This post was prepared by Frank Reynolds, who has been following Delaware corporate law, and writing about it for various legal publications, for over 30 years.

Vice Chancellor Joseph Slights recently ruled that Zhongpin Inc. shareholders have no standing to sue the food processors’ D&O insurer directly to collect a $41.3 million default judgement they won in their underlying Chancery Court challenge to Zhongpin’s allegedly unfairly-priced buyout in Rodriguez, et al. v. Great American Insurance Co., No. N21C-11—051-JRS opinion (Del. Super. Feb. 23, 2022).

In a February 23 opinion, the Vice Chancellor granted the Great American Insurance Company’s motion to dismiss the shareholder plaintiffs’ suit from the Delaware Superior Court, where he had transferred the D&O insurance dispute from the Chancery Court to assure proper jurisdiction on a question of law.  He also decided the case when it arrived in the Delaware Superior Court after being specially appointed as a Superior Court Judge for this case only.  He found that the shareholders lacked standing to sue under either common law or the terms of the D&O policy, noting that:

Under common law an injured third party may not bring a direct claim against a tortfeasor’s insurer unless there is an express assignment

Under the policy’s “No Action Clause” the insured Zhongpin’s controller and directors and officers failed to defend the underlying Chancery Court suit and have no basis to invoke subrogation, so coverage could not be available under any circumstances.

Considering the number of Delaware companies with parent corporations whose controllers, officers, directors and assets are in China, the decision is important because it appears to close the only door to recovery by shareholders who have won judgments in stock deals by allegedly faithless fiduciaries who have abandoned the litigation and fled to a nation that has a record of making it difficult to locate or serve defendants.


The litigation sprang from a 2012 squeeze-out of Zhongpin investors by Xianfu Zhu, the company’s de facto controlling stockholder.  Zhu caused Zhongpin to enter a transaction with two of his wholly owned entities whereby the minority stockholders of Zhongpin were cashed out for inadequate consideration.
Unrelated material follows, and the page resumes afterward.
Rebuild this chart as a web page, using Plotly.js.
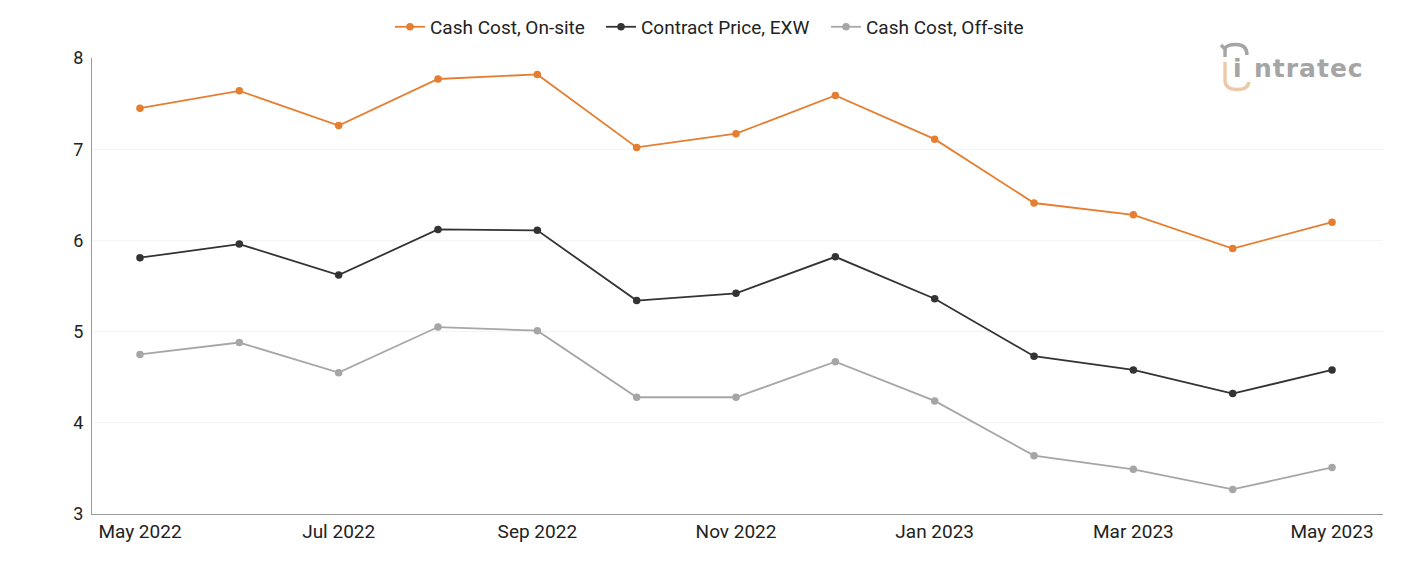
<!DOCTYPE html>
<html>
<head>
<meta charset="utf-8">
<script src="https://cdn.plot.ly/plotly-3.0.1.min.js"></script>
<style>
  html, body { margin: 0; padding: 0; background: #ffffff; }
  #chart { width: 1401px; height: 561px; }
</style>
</head>
<body>
<div id="chart"></div>
<script>
// Monthly observations, May 2022 – May 2023
const months = [
  'May 2022', 'Jun 2022', 'Jul 2022', 'Aug 2022', 'Sep 2022', 'Oct 2022',
  'Nov 2022', 'Dec 2022', 'Jan 2023', 'Feb 2023', 'Mar 2023', 'Apr 2023', 'May 2023'
];
const cashCostOnSite = [7.45, 7.64, 7.26, 7.77, 7.82, 7.02, 7.17, 7.59, 7.11, 6.41, 6.28, 5.91, 6.20];
const contractPriceEXW = [5.81, 5.96, 5.62, 6.12, 6.11, 5.34, 5.42, 5.82, 5.36, 4.73, 4.58, 4.32, 4.58];
const cashCostOffSite = [4.75, 4.88, 4.55, 5.05, 5.01, 4.28, 4.28, 4.67, 4.24, 3.64, 3.49, 3.27, 3.51];

const seriesNames = ['Cash Cost, On-site', 'Contract Price, EXW', 'Cash Cost, Off-site'];
const yTicks = [3, 4, 5, 6, 7, 8];
const xTicks = months.filter((m, i) => i % 2 === 0);

const colors = ['#e57e31', '#333333', '#a6a6a6'];
const legendWidths = [166, 180, 170];
const FONT = 'Roboto, "Noto Sans", sans-serif';

function lineTrace(name, values, color, lw) {
  return {
    type: 'scatter',
    mode: 'lines+markers',
    name: name,
    x: months,
    y: values,
    line: { color: color, width: 1.8 },
    marker: { color: color, size: 7.5 },
    legendwidth: lw,
    hoverinfo: 'x+y+name'
  };
}

const traces = [
  lineTrace(seriesNames[0], cashCostOnSite, colors[0], legendWidths[0]),
  lineTrace(seriesNames[1], contractPriceEXW, colors[1], legendWidths[1]),
  lineTrace(seriesNames[2], cashCostOffSite, colors[2], legendWidths[2])
];

// plot-area geometry (pixels) used to place the logo decorations
const W = 1401, H = 561;
const M = { l: 92, r: 18, t: 58, b: 47 };
const pw = W - M.l - M.r, ph = H - M.t - M.b;
const px = v => (v - M.l) / pw;
const py = v => (H - M.b - v) / ph;

function pathFrom(points) {
  return points.map(p => p[0] + ' ' + px(p[1]).toFixed(5) + ',' + py(p[2]).toFixed(5)).join(' ');
}

const LOGO_GREY = '#a5a5a5';
const LOGO_PEACH = '#eccaa9';
const LOGO_FONT = '"DejaVu Sans", sans-serif';

const logoShapes = [
  {
    type: 'path', xref: 'paper', yref: 'paper', layer: 'above',
    path: pathFrom([['M', 1221, 45], ['L', 1225, 49], ['Q', 1226, 44.5], ['', 1236, 44.5], ['Q', 1247, 44.5], ['', 1247, 55]]),
    line: { color: LOGO_GREY, width: 3.4 }
  },
  {
    type: 'path', xref: 'paper', yref: 'paper', layer: 'above',
    path: pathFrom([['M', 1225, 49], ['L', 1225, 57]]),
    line: { color: LOGO_GREY, width: 3.4 }
  },
  {
    type: 'path', xref: 'paper', yref: 'paper', layer: 'above',
    path: pathFrom([['M', 1225, 62], ['L', 1225, 80], ['Q', 1225, 89.5], ['', 1237, 89.5], ['Q', 1248, 89.5], ['', 1249, 82]]),
    line: { color: LOGO_PEACH, width: 3.4 }
  }
];

const layout = {
  width: W,
  height: H,
  margin: M,
  paper_bgcolor: '#ffffff',
  plot_bgcolor: '#ffffff',
  font: { family: FONT, size: 19, color: '#222222' },
  showlegend: true,
  legend: {
    orientation: 'h',
    xref: 'container', yref: 'container',
    x: 390 / W, xanchor: 'left',
    y: 0.952, yanchor: 'middle',
    font: { family: FONT, size: 19, color: '#222222' },
    itemwidth: 30,
    tracegroupgap: 0
  },
  xaxis: {
    type: 'category',
    range: [-0.483, 12.513],
    tickmode: 'array',
    tickvals: xTicks,
    ticktext: xTicks,
    showgrid: false,
    zeroline: false,
    showline: true,
    linecolor: '#9a9a9a',
    linewidth: 1,
    ticks: '',
    ticklabelstandoff: 0,
    tickfont: { family: FONT, size: 19, color: '#222222' },
    fixedrange: true
  },
  yaxis: {
    range: [3, 8],
    tickmode: 'array',
    tickvals: yTicks,
    showgrid: true,
    gridcolor: '#f4f4f4',
    gridwidth: 1,
    zeroline: false,
    showline: true,
    linecolor: '#9a9a9a',
    linewidth: 1,
    ticks: '',
    ticklabelstandoff: 4,
    tickfont: { family: FONT, size: 18, color: '#222222' },
    fixedrange: true
  },
  shapes: logoShapes,
  annotations: [
    {
      text: 'i',
      xref: 'paper', yref: 'paper',
      x: px(1237), y: py(68.5),
      xanchor: 'center', yanchor: 'middle',
      showarrow: false,
      font: { family: LOGO_FONT, size: 25, color: LOGO_GREY, weight: 'bold' }
    },
    {
      text: '<span style="letter-spacing:1px">ntratec</span>',
      xref: 'paper', yref: 'paper',
      x: px(1252), y: py(68.5),
      xanchor: 'left', yanchor: 'middle',
      showarrow: false,
      font: { family: LOGO_FONT, size: 25, color: LOGO_GREY, weight: 'bold' }
    }
  ]
};

Plotly.newPlot('chart', traces, layout, { displayModeBar: false, staticPlot: true });
</script>
</body>
</html>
That transaction prompted breach-of-duty claims against the Class Action Defendants that resulted in a default judgment after Zhu and his directors and officers stopped paying their defense firm, failed to hire a replacement, stopped defending the action and “disappeared” in China, the court said.

The insurance action

Following the default judgment, the plaintiff shareholders tried to collect from the D&O insurer on behalf of the company because it came in a derivative action and because Zhu, the directors and officers and company and its assets were in China and allegedly could not be located, let alone reached.

Vice Chancellor Slights decided that “this is fundamentally a breach of contract action for money damages, which is the traditional province of the Superior Court.”  Transfer to Superior Court will not involve delay while another judge is forced to become familiar with a complex case, he said, because the insurance action is separate and new, and plays to the experience and strength of the Superior Court. Rodriguez, et al. v. Great American Insurance Co., No. 2020-0387-JRS letter opinion issued (Del. Ch. Oct. 20, 2021).  (Notably, the Vice Chancellor, in the past, spent many years as a Superior Court Judge before being appointed to the Court of Chancery.)

The Superior Court opinion

In his February 23 Superior Court opinion on a renewed motion to dismiss, the Vice Chancellor  noted that as of that date, plaintiffs have been unable to locate—much less execute  the default judgment on any defendants “presumably because they all reside in China.”

No standing

He said in cases such as this the issue of standing is so closely related to the merits, a motion to dismiss is considered under Rule 12(b)(6) rather than Rule 12(b)(1).  The Vice Chancellor noted three theories of standing where the third party:

  1. Has received a valid assignment of the claim from the inured,
  2. Is an intended third-party beneficiary of the insurance contract, or
  3. Qualifies for subrogation

There is no valid assignment of standing, he said.

As to third-party beneficiary standing, the Vice Chancellor ruled that “If the third party either accidentally or indirectly benefits from the promise, then the third party is deemed as incidental beneficiary and has no right to enforce the contract” and the Zhongpin insureds certainly never intended coverage to benefit the stockholder claimants.

As to subrogation standing, he said neither statutory nor equitable subrogation is available.

Finally, the fact that the Zhongpin insureds “failed to pay their lawyers…and then disappeared,” and when notified of plaintiffs’ intent to seek a default judgment in the underlying merger challenge, “they sat silent and, by their silence, acknowledged liability,” the court said.

“The insureds disappeared, leaving GAIC to hold the bag…a material breach of the of the GAIC policy,” the Vice Chancellor said in dismissing the coverage action.